> **Goal of the exercise**:
Report how many lines hold the word "image"; answer with the number alone.

> **Source material**:
━━━━━━
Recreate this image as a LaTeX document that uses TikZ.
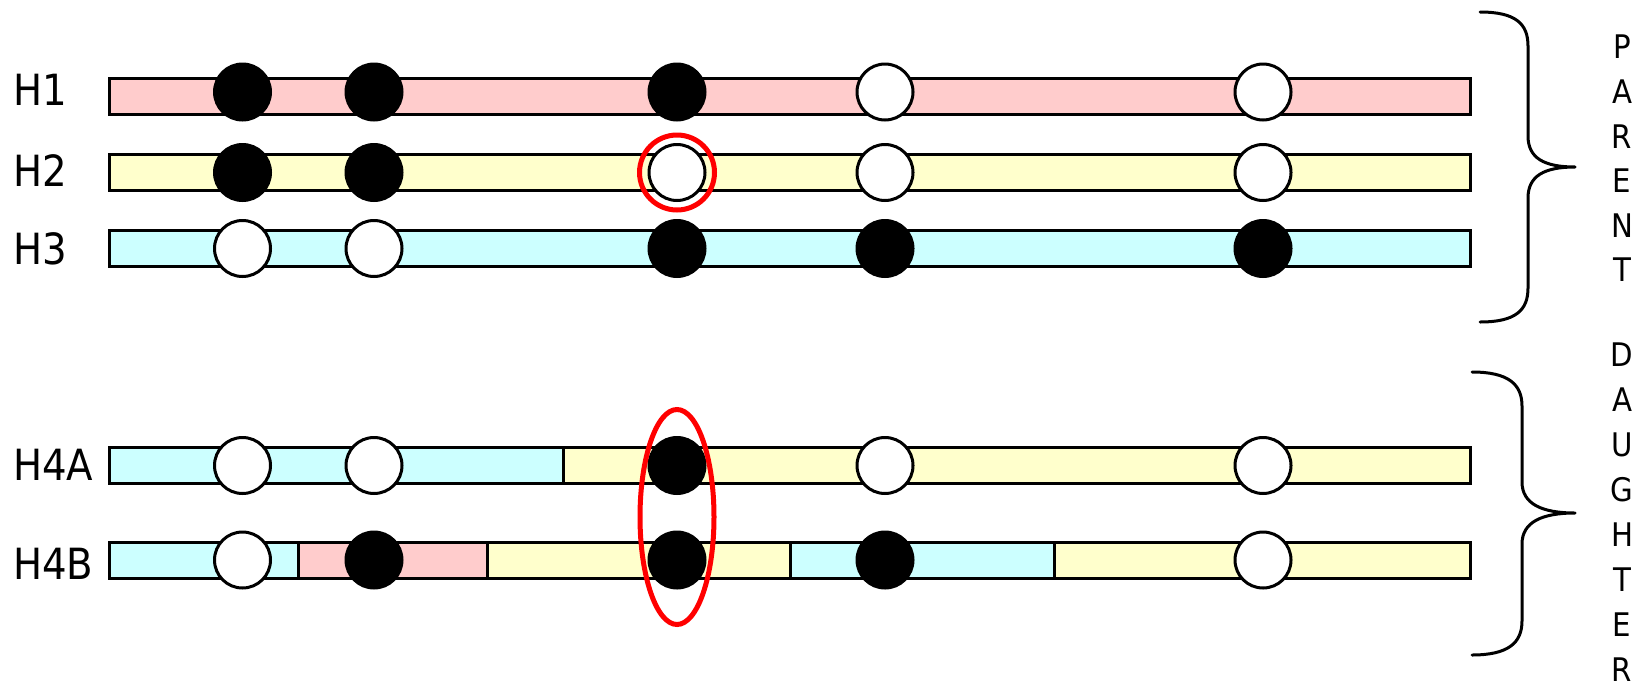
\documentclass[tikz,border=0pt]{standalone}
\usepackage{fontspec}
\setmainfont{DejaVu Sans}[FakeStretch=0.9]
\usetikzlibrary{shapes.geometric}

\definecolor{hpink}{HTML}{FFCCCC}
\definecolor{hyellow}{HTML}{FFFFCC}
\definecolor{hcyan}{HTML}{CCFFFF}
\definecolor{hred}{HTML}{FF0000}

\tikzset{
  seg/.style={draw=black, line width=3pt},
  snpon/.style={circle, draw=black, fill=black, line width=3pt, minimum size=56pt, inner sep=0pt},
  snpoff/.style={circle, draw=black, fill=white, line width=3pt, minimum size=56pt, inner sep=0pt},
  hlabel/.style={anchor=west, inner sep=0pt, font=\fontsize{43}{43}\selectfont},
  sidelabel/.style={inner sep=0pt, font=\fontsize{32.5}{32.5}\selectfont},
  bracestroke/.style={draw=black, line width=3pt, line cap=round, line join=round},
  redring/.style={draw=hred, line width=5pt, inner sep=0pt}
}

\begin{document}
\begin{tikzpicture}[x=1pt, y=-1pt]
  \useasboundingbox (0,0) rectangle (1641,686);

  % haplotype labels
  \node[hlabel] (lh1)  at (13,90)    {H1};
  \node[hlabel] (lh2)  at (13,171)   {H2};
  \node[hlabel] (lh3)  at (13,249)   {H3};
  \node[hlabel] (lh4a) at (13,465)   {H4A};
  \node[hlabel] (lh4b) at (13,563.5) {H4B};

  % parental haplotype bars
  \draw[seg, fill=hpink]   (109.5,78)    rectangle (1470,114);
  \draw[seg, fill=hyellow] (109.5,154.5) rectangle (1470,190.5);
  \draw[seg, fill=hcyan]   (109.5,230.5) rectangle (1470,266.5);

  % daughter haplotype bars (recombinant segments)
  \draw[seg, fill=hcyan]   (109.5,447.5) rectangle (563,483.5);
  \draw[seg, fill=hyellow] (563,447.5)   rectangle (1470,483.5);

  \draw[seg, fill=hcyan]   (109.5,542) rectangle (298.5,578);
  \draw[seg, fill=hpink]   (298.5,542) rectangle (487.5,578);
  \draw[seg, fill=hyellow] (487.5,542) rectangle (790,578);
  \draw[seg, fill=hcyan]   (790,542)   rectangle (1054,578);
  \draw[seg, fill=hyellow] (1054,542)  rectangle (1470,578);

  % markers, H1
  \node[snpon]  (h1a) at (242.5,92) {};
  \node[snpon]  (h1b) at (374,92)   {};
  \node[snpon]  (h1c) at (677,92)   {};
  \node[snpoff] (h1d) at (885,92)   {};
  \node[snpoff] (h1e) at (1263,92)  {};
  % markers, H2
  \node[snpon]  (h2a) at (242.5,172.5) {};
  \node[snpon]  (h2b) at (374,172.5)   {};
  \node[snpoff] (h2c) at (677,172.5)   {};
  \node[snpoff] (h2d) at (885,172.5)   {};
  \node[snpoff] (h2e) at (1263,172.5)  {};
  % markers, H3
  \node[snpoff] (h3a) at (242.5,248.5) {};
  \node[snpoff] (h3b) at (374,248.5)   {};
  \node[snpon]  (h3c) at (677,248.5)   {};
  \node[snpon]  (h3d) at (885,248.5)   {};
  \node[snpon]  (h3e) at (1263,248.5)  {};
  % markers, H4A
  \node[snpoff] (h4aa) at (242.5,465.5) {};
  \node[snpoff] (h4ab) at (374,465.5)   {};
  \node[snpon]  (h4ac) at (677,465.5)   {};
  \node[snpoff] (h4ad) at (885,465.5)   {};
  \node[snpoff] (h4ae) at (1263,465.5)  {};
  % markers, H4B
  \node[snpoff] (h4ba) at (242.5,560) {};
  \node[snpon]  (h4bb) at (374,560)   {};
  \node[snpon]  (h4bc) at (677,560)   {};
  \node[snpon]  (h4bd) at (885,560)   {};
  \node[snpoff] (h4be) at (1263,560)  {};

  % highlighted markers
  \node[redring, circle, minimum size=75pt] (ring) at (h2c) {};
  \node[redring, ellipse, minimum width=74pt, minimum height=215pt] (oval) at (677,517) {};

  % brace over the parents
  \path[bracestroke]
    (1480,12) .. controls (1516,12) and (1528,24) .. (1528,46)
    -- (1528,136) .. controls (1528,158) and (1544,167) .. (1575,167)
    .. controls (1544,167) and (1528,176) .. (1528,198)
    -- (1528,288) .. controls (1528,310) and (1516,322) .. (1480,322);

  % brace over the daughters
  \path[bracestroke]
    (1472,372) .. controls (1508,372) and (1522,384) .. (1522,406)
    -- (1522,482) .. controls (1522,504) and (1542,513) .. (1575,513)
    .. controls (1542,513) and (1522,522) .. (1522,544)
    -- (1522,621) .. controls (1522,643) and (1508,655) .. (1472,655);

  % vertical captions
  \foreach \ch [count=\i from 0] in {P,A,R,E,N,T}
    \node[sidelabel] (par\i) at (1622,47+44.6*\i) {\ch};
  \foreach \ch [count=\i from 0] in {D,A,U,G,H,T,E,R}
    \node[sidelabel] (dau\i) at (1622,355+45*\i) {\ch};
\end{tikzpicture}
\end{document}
━━━━━━
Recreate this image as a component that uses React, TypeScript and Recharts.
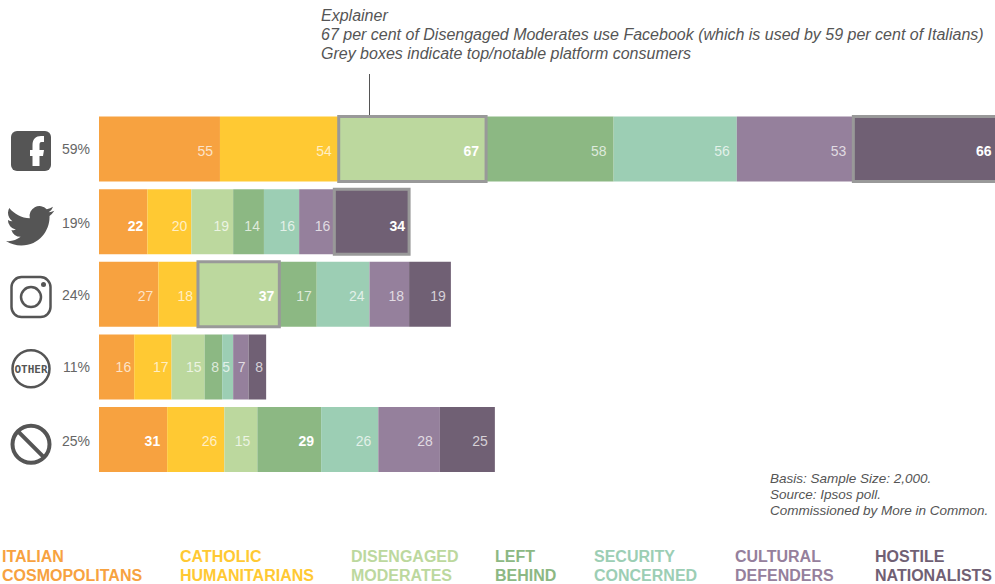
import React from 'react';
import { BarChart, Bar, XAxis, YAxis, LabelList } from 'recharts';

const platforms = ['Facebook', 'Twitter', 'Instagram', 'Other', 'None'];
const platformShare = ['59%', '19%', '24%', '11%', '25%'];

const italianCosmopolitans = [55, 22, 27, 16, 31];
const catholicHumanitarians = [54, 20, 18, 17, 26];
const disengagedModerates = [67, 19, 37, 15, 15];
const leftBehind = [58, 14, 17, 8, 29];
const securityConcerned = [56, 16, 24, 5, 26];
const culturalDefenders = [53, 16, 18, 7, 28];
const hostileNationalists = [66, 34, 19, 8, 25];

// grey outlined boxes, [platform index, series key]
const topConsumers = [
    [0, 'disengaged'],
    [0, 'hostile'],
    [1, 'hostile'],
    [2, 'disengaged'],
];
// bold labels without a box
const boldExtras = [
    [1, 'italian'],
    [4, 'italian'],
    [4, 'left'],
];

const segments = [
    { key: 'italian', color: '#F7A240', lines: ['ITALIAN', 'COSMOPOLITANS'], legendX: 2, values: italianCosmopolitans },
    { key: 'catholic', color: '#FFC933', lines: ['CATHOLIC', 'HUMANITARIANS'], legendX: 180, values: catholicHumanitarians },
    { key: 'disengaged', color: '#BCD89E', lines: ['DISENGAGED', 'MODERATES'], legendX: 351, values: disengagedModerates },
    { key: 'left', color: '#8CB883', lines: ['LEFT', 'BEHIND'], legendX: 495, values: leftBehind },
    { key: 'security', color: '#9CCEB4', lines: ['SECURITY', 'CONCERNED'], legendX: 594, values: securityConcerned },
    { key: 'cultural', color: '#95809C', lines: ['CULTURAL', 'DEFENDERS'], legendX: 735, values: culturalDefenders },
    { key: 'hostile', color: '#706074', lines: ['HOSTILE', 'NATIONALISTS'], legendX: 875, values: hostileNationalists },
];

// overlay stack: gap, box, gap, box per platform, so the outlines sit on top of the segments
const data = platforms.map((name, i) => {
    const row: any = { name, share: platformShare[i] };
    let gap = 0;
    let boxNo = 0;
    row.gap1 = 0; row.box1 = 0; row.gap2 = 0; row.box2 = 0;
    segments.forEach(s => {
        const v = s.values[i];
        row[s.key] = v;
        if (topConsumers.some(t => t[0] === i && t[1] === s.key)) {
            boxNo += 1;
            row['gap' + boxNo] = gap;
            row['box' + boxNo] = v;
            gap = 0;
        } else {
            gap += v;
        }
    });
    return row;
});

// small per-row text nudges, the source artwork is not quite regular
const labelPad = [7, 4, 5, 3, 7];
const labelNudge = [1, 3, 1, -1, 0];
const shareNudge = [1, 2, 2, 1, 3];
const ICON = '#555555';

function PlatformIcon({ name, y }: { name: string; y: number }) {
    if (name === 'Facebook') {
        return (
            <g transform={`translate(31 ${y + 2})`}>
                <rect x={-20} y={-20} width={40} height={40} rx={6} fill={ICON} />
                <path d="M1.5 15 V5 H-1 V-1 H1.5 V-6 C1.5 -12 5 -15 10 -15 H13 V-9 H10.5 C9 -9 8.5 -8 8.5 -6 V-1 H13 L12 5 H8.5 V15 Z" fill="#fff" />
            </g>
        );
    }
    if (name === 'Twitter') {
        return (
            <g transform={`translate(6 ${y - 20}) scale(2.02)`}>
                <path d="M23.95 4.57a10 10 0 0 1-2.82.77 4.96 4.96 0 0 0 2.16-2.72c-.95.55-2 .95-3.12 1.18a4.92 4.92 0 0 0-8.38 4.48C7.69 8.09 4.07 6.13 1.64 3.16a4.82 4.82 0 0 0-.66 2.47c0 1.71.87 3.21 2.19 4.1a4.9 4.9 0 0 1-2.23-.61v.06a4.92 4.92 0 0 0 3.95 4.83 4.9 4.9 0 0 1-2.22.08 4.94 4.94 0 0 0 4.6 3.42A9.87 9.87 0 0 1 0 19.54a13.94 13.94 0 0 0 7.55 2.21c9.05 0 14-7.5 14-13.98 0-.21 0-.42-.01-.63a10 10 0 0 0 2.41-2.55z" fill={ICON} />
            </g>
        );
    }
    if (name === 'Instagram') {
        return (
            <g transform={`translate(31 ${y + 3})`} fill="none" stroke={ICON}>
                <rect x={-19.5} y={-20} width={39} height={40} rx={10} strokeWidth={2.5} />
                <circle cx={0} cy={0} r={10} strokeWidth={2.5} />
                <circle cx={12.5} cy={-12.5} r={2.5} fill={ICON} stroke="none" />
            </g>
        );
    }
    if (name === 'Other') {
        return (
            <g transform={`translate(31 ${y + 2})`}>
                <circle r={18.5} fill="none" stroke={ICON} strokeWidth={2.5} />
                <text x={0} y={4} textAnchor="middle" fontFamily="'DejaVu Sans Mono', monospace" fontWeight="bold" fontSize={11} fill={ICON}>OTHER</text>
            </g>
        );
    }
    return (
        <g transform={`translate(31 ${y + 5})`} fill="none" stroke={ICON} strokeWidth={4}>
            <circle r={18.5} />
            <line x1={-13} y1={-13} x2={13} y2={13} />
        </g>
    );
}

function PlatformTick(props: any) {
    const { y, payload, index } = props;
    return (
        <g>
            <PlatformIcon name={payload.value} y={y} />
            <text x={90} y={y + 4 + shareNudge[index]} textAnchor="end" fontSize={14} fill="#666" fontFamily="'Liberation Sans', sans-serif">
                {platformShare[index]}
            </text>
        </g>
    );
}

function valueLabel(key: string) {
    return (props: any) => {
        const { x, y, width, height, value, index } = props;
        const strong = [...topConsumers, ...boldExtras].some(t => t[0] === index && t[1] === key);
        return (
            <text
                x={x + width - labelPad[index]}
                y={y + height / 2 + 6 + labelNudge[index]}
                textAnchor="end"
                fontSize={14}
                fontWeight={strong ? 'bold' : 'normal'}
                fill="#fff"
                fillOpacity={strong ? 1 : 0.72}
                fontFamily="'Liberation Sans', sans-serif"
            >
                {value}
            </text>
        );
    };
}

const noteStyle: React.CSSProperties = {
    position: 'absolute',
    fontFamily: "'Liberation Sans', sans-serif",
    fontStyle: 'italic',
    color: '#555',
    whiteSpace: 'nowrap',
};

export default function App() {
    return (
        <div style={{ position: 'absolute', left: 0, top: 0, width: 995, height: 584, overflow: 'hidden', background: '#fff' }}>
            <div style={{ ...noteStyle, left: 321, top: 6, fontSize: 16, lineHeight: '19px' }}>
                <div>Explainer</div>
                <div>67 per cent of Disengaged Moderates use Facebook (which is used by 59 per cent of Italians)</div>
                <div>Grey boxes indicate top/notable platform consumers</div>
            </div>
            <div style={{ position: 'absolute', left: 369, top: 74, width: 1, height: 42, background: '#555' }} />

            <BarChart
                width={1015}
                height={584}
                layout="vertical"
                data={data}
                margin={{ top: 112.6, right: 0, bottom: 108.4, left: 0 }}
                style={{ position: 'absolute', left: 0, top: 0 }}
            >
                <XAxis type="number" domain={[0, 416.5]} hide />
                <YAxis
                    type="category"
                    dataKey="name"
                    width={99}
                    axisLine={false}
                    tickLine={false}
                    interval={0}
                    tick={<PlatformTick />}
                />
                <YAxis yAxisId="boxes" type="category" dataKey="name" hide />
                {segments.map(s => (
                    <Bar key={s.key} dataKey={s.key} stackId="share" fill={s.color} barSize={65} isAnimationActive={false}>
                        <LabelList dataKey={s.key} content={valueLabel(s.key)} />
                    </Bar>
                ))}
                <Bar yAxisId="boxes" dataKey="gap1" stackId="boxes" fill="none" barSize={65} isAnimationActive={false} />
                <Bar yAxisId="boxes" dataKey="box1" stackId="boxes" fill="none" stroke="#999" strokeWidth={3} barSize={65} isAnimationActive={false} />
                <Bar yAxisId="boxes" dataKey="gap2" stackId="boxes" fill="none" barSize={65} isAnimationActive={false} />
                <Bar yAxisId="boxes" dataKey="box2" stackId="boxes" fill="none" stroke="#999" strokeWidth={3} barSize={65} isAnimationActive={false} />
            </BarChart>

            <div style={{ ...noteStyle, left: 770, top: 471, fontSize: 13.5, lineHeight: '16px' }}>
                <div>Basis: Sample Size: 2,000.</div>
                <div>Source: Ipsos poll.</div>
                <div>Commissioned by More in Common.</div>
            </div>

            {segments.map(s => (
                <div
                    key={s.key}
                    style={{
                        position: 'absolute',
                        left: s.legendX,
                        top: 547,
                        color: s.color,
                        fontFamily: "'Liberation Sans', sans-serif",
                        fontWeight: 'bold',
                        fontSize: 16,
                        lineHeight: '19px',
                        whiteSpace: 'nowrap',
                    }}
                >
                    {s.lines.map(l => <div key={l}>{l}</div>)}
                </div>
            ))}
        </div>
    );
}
━━━━━━
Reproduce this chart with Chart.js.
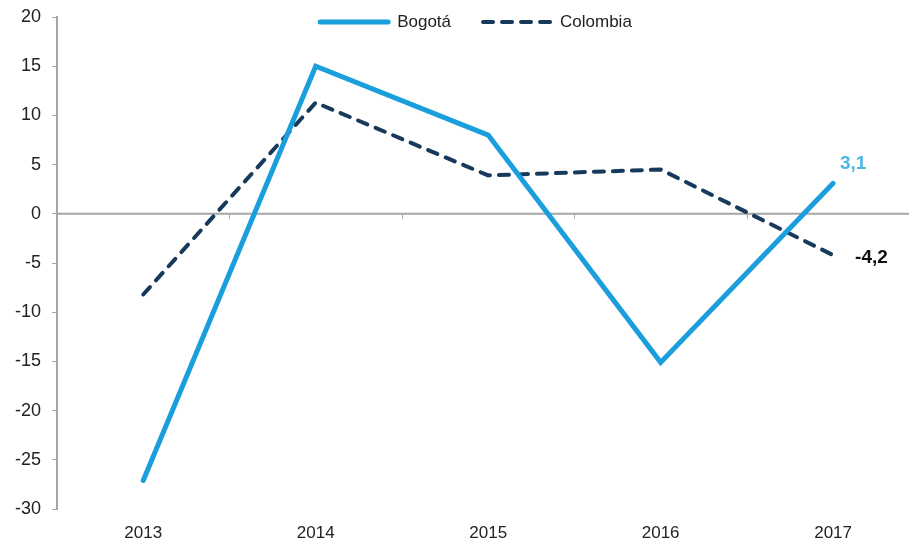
━━━━━━
> **Exercise output**:
2